__Task requirements__
Repeat the listing that follows, character for character, minus the pictures.
== == ==
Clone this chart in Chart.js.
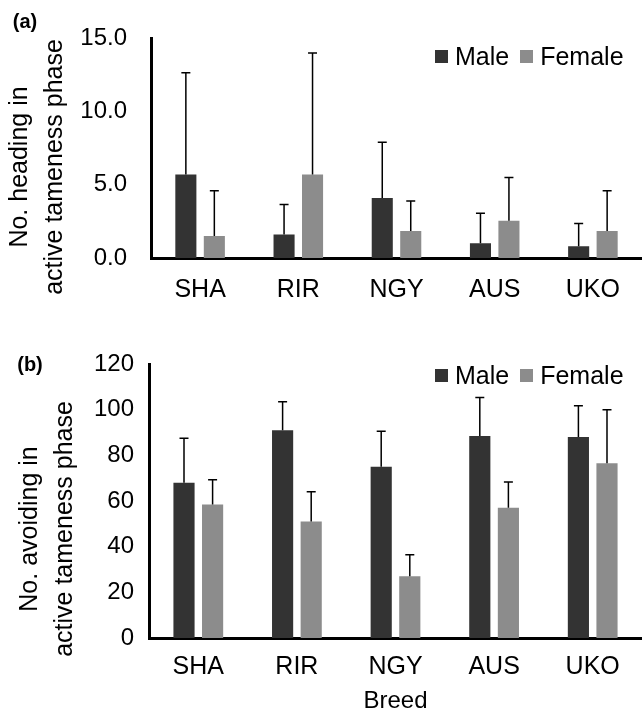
<!DOCTYPE html>
<html>
<head>
<meta charset="utf-8">
<script src="https://cdn.jsdelivr.net/npm/chart.js@4"></script>
<style>
  body { margin: 0; background: #fff; font-family: "Liberation Sans", Arial, sans-serif; }
  .panel { position: absolute; left: 0; width: 642px; }
  #panelA { top: 0; height: 300px; }
  #panelB { top: 300px; height: 415px; }
  .legend { position: absolute; left: 435px; display: flex; align-items: center;
            font-size: 25px; line-height: 30px; color: #000; }
  .legend .box { width: 13px; height: 13px; margin-right: 7px; }
  .legend .txt { margin-right: 11px; }
</style>
</head>
<body>
<div class="panel" id="panelA"><canvas id="chartHeading"></canvas><div class="legend" id="legendA" style="top:41px;"></div></div>
<div class="panel" id="panelB"><canvas id="chartAvoiding"></canvas><div class="legend" id="legendB" style="top:60px;"></div></div>

<script>
// ── Data ──
const breeds = ['SHA', 'RIR', 'NGY', 'AUS', 'UKO'];

// (a) number heading
const headMale     = [5.7, 1.6, 4.1, 1.0, 0.8];
const headMaleSd   = [6.95, 2.05, 3.8, 2.05, 1.55];
const headFemale   = [1.5, 5.7, 1.85, 2.55, 1.85];
const headFemaleSd = [3.1, 8.3, 2.05, 2.95, 2.75];
const headTicks    = [0, 5, 10, 15];

// (b) number avoiding
const avoidMale     = [68, 91, 75, 88.5, 88];
const avoidMaleSd   = [19.5, 12.5, 15.5, 16.8, 13.7];
const avoidFemale   = [58.5, 51, 27, 57, 76.5];
const avoidFemaleSd = [10.8, 13, 9.5, 11.3, 23.5];
const avoidTicks    = [0, 20, 40, 60, 80, 100, 120];

const MALE_COLOR   = '#333333';
const FEMALE_COLOR = '#8c8c8c';
const FONT = '"Liberation Sans", Arial, sans-serif';

// ── Upper error bars (mean + SD) ──
const errorBars = {
  id: 'errorBars',
  afterDatasetsDraw(chart) {
    const { ctx } = chart;
    const y = chart.scales.y;
    ctx.save();
    ctx.strokeStyle = '#000';
    ctx.lineWidth = 1.5;
    chart.data.datasets.forEach((ds, i) => {
      chart.getDatasetMeta(i).data.forEach((bar, j) => {
        const top = y.getPixelForValue(ds.data[j] + ds.sd[j]);
        ctx.beginPath();
        ctx.moveTo(bar.x, bar.y);
        ctx.lineTo(bar.x, top);
        ctx.moveTo(bar.x - 4.5, top);
        ctx.lineTo(bar.x + 4.5, top);
        ctx.stroke();
      });
    });
    ctx.restore();
  }
};

// ── Panel tag + two-line rotated y title ──
const sideText = {
  id: 'sideText',
  afterDraw(chart, args, o) {
    const { ctx } = chart;
    ctx.save();
    ctx.fillStyle = '#000';
    ctx.font = 'bold 20px ' + FONT;
    ctx.textAlign = 'center';
    ctx.textBaseline = 'middle';
    ctx.fillText(o.tag, o.tagX, o.tagY);

    ctx.font = '25px ' + FONT;
    ctx.textBaseline = 'alphabetic';
    o.lines.forEach((line, k) => {
      ctx.save();
      ctx.translate(o.xs[k], o.y);
      ctx.rotate(-Math.PI / 2);
      ctx.fillText(line, 0, 0);
      ctx.restore();
    });
    ctx.restore();
  }
};

function makeChart(id, male, maleSd, female, femaleSd, ticks, cfg) {
  return new Chart(document.getElementById(id), {
    type: 'bar',
    data: {
      labels: breeds,
      datasets: [
        { label: 'Male',   data: male,   sd: maleSd,   backgroundColor: MALE_COLOR },
        { label: 'Female', data: female, sd: femaleSd, backgroundColor: FEMALE_COLOR }
      ]
    },
    options: {
      responsive: true,
      maintainAspectRatio: false,
      animation: false,
      categoryPercentage: 0.58,
      barPercentage: 0.74,
      layout: { padding: { top: cfg.top, left: 0, right: 0, bottom: 0 } },
      plugins: {
        legend: { display: false },
        tooltip: { enabled: false },
        sideText: cfg.side
      },
      scales: {
        x: {
          grid: { display: false, drawTicks: false },
          border: { color: '#000', width: 3 },
          ticks: { color: '#000', padding: cfg.xPad, font: { family: FONT, size: 25 } },
          title: {
            display: !!cfg.xTitle, text: cfg.xTitle, color: '#000',
            padding: 0, font: { family: FONT, size: 24, lineHeight: 1.1 }
          },
          afterFit: s => { s.height = cfg.xHeight; }
        },
        y: {
          min: 0,
          max: ticks[ticks.length - 1],
          grid: { display: false, drawTicks: false },
          border: { color: '#000', width: 3 },
          ticks: {
            color: '#000', padding: cfg.yPad, font: { family: FONT, size: 24 },
            callback: v => cfg.decimals ? v.toFixed(cfg.decimals) : v
          },
          afterBuildTicks: s => { s.ticks = ticks.map(v => ({ value: v })); },
          afterFit: s => { s.width = cfg.yWidth; }
        }
      }
    },
    plugins: [errorBars, sideText]
  });
}

// ── Legend (built from the chart's datasets) ──
function buildLegend(chart, elId) {
  let html = '';
  chart.data.datasets.forEach(ds => {
    html += `<span class="box" style="background:${ds.backgroundColor};"></span><span class="txt">${ds.label}</span>`;
  });
  document.getElementById(elId).innerHTML = html;
}

const chartA = makeChart('chartHeading', headMale, headMaleSd, headFemale, headFemaleSd, headTicks, {
  top: 33, xHeight: 42, xPad: 17, yWidth: 151, yPad: 24, decimals: 1, xTitle: null,
  side: { tag: '(a)', tagX: 25, tagY: 22,
          lines: ['No. heading in', 'active tameness phase'], xs: [27, 62], y: 167 }
});

const chartB = makeChart('chartAvoiding', avoidMale, avoidMaleSd, avoidFemale, avoidFemaleSd, avoidTicks, {
  top: 64, xHeight: 77, xPad: 14, yWidth: 149, yPad: 15, decimals: 0, xTitle: 'Breed',
  side: { tag: '(b)', tagX: 30, tagY: 65,
          lines: ['No. avoiding in', 'active tameness phase'], xs: [37, 72], y: 229 }
});

buildLegend(chartA, 'legendA');
buildLegend(chartB, 'legendB');
</script>
</body>
</html>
== == ==
__Output__
Clone this chart in Chart.js.
<!DOCTYPE html>
<html>
<head>
<meta charset="utf-8">
<script src="https://cdn.jsdelivr.net/npm/chart.js@4"></script>
<style>
  body { margin: 0; background: #fff; font-family: "Liberation Sans", Arial, sans-serif; }
  .panel { position: absolute; left: 0; width: 642px; }
  #panelA { top: 0; height: 300px; }
  #panelB { top: 300px; height: 415px; }
  .legend { position: absolute; left: 435px; display: flex; align-items: center;
            font-size: 25px; line-height: 30px; color: #000; }
  .legend .box { width: 13px; height: 13px; margin-right: 7px; }
  .legend .txt { margin-right: 11px; }
</style>
</head>
<body>
<div class="panel" id="panelA"><canvas id="chartHeading"></canvas><div class="legend" id="legendA" style="top:41px;"></div></div>
<div class="panel" id="panelB"><canvas id="chartAvoiding"></canvas><div class="legend" id="legendB" style="top:60px;"></div></div>

<script>
// ── Data ──
const breeds = ['SHA', 'RIR', 'NGY', 'AUS', 'UKO'];

// (a) number heading
const headMale     = [5.7, 1.6, 4.1, 1.0, 0.8];
const headMaleSd   = [6.95, 2.05, 3.8, 2.05, 1.55];
const headFemale   = [1.5, 5.7, 1.85, 2.55, 1.85];
const headFemaleSd = [3.1, 8.3, 2.05, 2.95, 2.75];
const headTicks    = [0, 5, 10, 15];

// (b) number avoiding
const avoidMale     = [68, 91, 75, 88.5, 88];
const avoidMaleSd   = [19.5, 12.5, 15.5, 16.8, 13.7];
const avoidFemale   = [58.5, 51, 27, 57, 76.5];
const avoidFemaleSd = [10.8, 13, 9.5, 11.3, 23.5];
const avoidTicks    = [0, 20, 40, 60, 80, 100, 120];

const MALE_COLOR   = '#333333';
const FEMALE_COLOR = '#8c8c8c';
const FONT = '"Liberation Sans", Arial, sans-serif';

// ── Upper error bars (mean + SD) ──
const errorBars = {
  id: 'errorBars',
  afterDatasetsDraw(chart) {
    const { ctx } = chart;
    const y = chart.scales.y;
    ctx.save();
    ctx.strokeStyle = '#000';
    ctx.lineWidth = 1.5;
    chart.data.datasets.forEach((ds, i) => {
      chart.getDatasetMeta(i).data.forEach((bar, j) => {
        const top = y.getPixelForValue(ds.data[j] + ds.sd[j]);
        ctx.beginPath();
        ctx.moveTo(bar.x, bar.y);
        ctx.lineTo(bar.x, top);
        ctx.moveTo(bar.x - 4.5, top);
        ctx.lineTo(bar.x + 4.5, top);
        ctx.stroke();
      });
    });
    ctx.restore();
  }
};

// ── Panel tag + two-line rotated y title ──
const sideText = {
  id: 'sideText',
  afterDraw(chart, args, o) {
    const { ctx } = chart;
    ctx.save();
    ctx.fillStyle = '#000';
    ctx.font = 'bold 20px ' + FONT;
    ctx.textAlign = 'center';
    ctx.textBaseline = 'middle';
    ctx.fillText(o.tag, o.tagX, o.tagY);

    ctx.font = '25px ' + FONT;
    ctx.textBaseline = 'alphabetic';
    o.lines.forEach((line, k) => {
      ctx.save();
      ctx.translate(o.xs[k], o.y);
      ctx.rotate(-Math.PI / 2);
      ctx.fillText(line, 0, 0);
      ctx.restore();
    });
    ctx.restore();
  }
};

function makeChart(id, male, maleSd, female, femaleSd, ticks, cfg) {
  return new Chart(document.getElementById(id), {
    type: 'bar',
    data: {
      labels: breeds,
      datasets: [
        { label: 'Male',   data: male,   sd: maleSd,   backgroundColor: MALE_COLOR },
        { label: 'Female', data: female, sd: femaleSd, backgroundColor: FEMALE_COLOR }
      ]
    },
    options: {
      responsive: true,
      maintainAspectRatio: false,
      animation: false,
      categoryPercentage: 0.58,
      barPercentage: 0.74,
      layout: { padding: { top: cfg.top, left: 0, right: 0, bottom: 0 } },
      plugins: {
        legend: { display: false },
        tooltip: { enabled: false },
        sideText: cfg.side
      },
      scales: {
        x: {
          grid: { display: false, drawTicks: false },
          border: { color: '#000', width: 3 },
          ticks: { color: '#000', padding: cfg.xPad, font: { family: FONT, size: 25 } },
          title: {
            display: !!cfg.xTitle, text: cfg.xTitle, color: '#000',
            padding: 0, font: { family: FONT, size: 24, lineHeight: 1.1 }
          },
          afterFit: s => { s.height = cfg.xHeight; }
        },
        y: {
          min: 0,
          max: ticks[ticks.length - 1],
          grid: { display: false, drawTicks: false },
          border: { color: '#000', width: 3 },
          ticks: {
            color: '#000', padding: cfg.yPad, font: { family: FONT, size: 24 },
            callback: v => cfg.decimals ? v.toFixed(cfg.decimals) : v
          },
          afterBuildTicks: s => { s.ticks = ticks.map(v => ({ value: v })); },
          afterFit: s => { s.width = cfg.yWidth; }
        }
      }
    },
    plugins: [errorBars, sideText]
  });
}

// ── Legend (built from the chart's datasets) ──
function buildLegend(chart, elId) {
  let html = '';
  chart.data.datasets.forEach(ds => {
    html += `<span class="box" style="background:${ds.backgroundColor};"></span><span class="txt">${ds.label}</span>`;
  });
  document.getElementById(elId).innerHTML = html;
}

const chartA = makeChart('chartHeading', headMale, headMaleSd, headFemale, headFemaleSd, headTicks, {
  top: 33, xHeight: 42, xPad: 17, yWidth: 151, yPad: 24, decimals: 1, xTitle: null,
  side: { tag: '(a)', tagX: 25, tagY: 22,
          lines: ['No. heading in', 'active tameness phase'], xs: [27, 62], y: 167 }
});

const chartB = makeChart('chartAvoiding', avoidMale, avoidMaleSd, avoidFemale, avoidFemaleSd, avoidTicks, {
  top: 64, xHeight: 77, xPad: 14, yWidth: 149, yPad: 15, decimals: 0, xTitle: 'Breed',
  side: { tag: '(b)', tagX: 30, tagY: 65,
          lines: ['No. avoiding in', 'active tameness phase'], xs: [37, 72], y: 229 }
});

buildLegend(chartA, 'legendA');
buildLegend(chartB, 'legendB');
</script>
</body>
</html>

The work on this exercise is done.